[Rows from a dataset of charts and code]
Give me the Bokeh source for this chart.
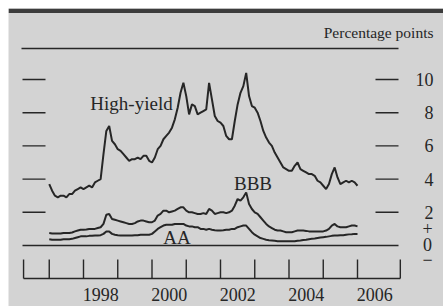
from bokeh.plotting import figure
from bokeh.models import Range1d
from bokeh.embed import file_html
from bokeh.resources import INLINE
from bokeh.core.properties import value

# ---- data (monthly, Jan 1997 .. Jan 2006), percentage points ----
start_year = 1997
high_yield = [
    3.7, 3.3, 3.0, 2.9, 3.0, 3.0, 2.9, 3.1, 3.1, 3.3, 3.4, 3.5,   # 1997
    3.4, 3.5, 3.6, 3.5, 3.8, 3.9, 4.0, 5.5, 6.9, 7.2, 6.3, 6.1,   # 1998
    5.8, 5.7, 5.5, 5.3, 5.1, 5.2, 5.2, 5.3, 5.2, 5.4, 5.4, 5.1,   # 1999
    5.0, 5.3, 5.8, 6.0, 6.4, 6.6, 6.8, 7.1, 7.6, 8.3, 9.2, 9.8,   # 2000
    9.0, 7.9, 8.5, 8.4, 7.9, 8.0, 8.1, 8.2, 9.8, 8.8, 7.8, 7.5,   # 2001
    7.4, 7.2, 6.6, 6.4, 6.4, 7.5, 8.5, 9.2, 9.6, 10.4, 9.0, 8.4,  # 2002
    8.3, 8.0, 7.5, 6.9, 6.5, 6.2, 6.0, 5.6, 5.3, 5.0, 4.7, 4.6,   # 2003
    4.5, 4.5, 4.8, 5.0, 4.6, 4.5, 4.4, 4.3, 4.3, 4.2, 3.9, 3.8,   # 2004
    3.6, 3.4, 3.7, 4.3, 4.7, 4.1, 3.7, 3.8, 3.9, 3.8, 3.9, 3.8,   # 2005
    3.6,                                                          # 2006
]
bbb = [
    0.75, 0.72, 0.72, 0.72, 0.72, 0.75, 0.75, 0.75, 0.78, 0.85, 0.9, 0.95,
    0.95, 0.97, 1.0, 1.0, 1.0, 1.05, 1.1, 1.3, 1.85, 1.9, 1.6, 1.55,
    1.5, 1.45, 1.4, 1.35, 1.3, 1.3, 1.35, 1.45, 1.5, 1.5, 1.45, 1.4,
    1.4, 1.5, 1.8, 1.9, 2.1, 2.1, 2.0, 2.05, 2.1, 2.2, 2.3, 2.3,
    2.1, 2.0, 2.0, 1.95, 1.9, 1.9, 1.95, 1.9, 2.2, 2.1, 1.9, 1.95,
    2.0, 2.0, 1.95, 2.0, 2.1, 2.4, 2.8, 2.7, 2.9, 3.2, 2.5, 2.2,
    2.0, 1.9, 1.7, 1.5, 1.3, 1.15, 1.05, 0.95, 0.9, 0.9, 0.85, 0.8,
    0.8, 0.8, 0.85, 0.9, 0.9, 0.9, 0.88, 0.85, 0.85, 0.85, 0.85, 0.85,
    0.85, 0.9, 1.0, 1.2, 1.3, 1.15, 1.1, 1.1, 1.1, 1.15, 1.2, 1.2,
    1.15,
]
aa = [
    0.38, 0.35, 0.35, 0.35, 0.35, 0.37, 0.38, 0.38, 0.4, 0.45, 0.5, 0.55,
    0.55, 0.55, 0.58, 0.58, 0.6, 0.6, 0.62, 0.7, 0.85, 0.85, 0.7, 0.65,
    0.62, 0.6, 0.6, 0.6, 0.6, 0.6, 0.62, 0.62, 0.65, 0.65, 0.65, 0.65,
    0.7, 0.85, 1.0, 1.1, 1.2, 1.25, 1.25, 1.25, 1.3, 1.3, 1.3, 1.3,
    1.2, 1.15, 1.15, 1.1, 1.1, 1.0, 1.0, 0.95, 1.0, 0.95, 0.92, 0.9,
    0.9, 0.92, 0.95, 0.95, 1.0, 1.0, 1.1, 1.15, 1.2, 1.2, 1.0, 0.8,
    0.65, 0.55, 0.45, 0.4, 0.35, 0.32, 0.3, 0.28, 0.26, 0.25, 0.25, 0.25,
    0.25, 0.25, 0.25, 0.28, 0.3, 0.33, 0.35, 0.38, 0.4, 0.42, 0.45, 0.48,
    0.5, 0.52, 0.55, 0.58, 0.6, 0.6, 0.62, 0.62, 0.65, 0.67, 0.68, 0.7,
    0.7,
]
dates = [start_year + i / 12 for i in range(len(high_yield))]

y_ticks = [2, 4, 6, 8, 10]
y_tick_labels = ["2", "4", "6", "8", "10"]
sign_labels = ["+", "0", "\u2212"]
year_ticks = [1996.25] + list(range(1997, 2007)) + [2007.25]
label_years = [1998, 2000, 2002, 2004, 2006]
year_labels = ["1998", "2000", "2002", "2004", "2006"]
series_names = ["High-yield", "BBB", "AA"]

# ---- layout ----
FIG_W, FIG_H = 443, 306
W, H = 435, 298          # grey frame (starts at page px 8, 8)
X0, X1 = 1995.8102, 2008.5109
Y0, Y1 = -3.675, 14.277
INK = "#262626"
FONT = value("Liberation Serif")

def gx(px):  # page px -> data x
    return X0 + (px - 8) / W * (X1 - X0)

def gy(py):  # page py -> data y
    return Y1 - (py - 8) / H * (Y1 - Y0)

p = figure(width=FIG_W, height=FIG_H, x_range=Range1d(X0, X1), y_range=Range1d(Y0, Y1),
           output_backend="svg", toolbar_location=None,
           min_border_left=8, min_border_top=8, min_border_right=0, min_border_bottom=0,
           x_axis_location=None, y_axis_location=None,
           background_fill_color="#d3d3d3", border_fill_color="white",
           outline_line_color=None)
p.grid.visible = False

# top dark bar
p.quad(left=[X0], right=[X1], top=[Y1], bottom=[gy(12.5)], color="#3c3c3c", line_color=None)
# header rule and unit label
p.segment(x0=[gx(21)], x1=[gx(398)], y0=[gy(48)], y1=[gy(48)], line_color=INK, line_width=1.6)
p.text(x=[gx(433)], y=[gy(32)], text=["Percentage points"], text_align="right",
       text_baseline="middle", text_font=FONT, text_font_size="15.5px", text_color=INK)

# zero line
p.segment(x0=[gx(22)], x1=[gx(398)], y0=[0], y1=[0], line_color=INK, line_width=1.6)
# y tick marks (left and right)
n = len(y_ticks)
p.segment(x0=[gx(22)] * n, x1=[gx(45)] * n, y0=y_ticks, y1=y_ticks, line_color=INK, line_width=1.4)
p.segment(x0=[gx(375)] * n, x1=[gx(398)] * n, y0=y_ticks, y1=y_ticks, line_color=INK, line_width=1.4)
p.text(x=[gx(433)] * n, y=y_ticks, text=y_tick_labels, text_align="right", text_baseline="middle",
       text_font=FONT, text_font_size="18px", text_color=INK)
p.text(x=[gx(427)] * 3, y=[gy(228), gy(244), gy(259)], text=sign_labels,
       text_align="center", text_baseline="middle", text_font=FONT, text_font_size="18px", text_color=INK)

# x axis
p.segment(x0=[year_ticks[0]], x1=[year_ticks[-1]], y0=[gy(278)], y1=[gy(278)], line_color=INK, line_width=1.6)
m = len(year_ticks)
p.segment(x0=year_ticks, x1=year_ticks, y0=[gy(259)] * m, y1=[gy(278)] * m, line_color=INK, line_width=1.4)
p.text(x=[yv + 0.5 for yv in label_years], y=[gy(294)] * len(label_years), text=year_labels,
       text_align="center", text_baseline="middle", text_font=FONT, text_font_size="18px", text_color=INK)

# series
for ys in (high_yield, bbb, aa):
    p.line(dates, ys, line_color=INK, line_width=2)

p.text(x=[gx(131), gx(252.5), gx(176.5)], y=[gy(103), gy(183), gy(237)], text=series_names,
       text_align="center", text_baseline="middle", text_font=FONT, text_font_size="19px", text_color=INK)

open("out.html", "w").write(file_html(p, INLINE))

---

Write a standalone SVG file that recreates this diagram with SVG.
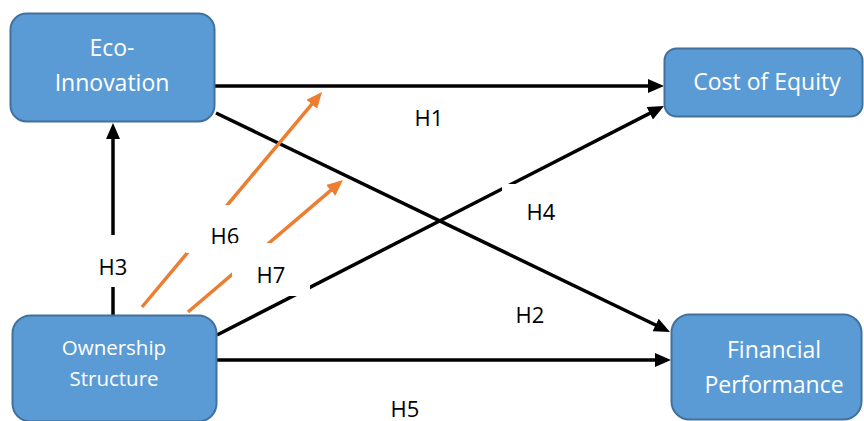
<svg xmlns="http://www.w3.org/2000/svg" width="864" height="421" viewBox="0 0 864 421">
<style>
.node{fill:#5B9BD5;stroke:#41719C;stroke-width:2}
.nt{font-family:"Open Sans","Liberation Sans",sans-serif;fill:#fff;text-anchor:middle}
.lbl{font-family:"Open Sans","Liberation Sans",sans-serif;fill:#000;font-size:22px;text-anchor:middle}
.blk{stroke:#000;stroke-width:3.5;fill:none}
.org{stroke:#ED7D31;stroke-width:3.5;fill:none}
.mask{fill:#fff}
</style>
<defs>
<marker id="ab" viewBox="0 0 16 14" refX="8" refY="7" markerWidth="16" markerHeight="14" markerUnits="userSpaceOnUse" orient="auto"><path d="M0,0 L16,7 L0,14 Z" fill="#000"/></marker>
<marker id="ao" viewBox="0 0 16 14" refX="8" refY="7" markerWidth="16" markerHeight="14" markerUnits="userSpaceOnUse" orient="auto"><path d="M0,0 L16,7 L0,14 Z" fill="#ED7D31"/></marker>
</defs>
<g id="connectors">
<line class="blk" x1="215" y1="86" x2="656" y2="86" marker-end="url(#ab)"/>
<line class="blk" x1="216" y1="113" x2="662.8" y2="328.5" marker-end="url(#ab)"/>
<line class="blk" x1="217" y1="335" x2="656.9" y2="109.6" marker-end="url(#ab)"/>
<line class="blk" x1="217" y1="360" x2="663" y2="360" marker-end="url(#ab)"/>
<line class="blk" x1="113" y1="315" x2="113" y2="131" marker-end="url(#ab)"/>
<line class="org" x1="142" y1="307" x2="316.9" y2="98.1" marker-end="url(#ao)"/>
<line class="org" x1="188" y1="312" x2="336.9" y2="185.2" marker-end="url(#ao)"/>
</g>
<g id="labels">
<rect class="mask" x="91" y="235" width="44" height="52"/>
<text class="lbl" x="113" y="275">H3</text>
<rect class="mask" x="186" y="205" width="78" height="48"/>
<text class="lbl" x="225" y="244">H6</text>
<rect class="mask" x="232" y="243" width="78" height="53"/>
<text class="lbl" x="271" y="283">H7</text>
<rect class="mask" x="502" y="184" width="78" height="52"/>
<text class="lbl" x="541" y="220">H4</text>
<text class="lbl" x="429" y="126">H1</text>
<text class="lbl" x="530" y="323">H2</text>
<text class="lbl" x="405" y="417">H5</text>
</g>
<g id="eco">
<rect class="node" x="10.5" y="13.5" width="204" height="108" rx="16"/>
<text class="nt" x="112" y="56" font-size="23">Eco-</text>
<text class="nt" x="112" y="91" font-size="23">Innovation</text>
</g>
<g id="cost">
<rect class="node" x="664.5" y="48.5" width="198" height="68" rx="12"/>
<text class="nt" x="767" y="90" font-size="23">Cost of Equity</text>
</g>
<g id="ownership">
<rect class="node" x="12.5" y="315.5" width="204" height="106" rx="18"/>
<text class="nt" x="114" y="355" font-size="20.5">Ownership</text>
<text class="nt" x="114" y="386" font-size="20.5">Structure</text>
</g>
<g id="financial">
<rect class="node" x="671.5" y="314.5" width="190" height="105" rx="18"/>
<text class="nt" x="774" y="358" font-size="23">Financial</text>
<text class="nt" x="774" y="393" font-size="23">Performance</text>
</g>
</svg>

* EXERCISE BRIEF
Only the stretch from the line with "Give me the Bokeh source for this chart." through the line with "from bokeh.core.properties import value" should be copied, exactly and with both ends. Drop the pictures.

* RESULT FOR THIS EXERCISE
Give me the Bokeh source for this chart.
from bokeh.plotting import figure
from bokeh.models import Range1d
from bokeh.embed import file_html
from bokeh.resources import INLINE
from bokeh.core.properties import value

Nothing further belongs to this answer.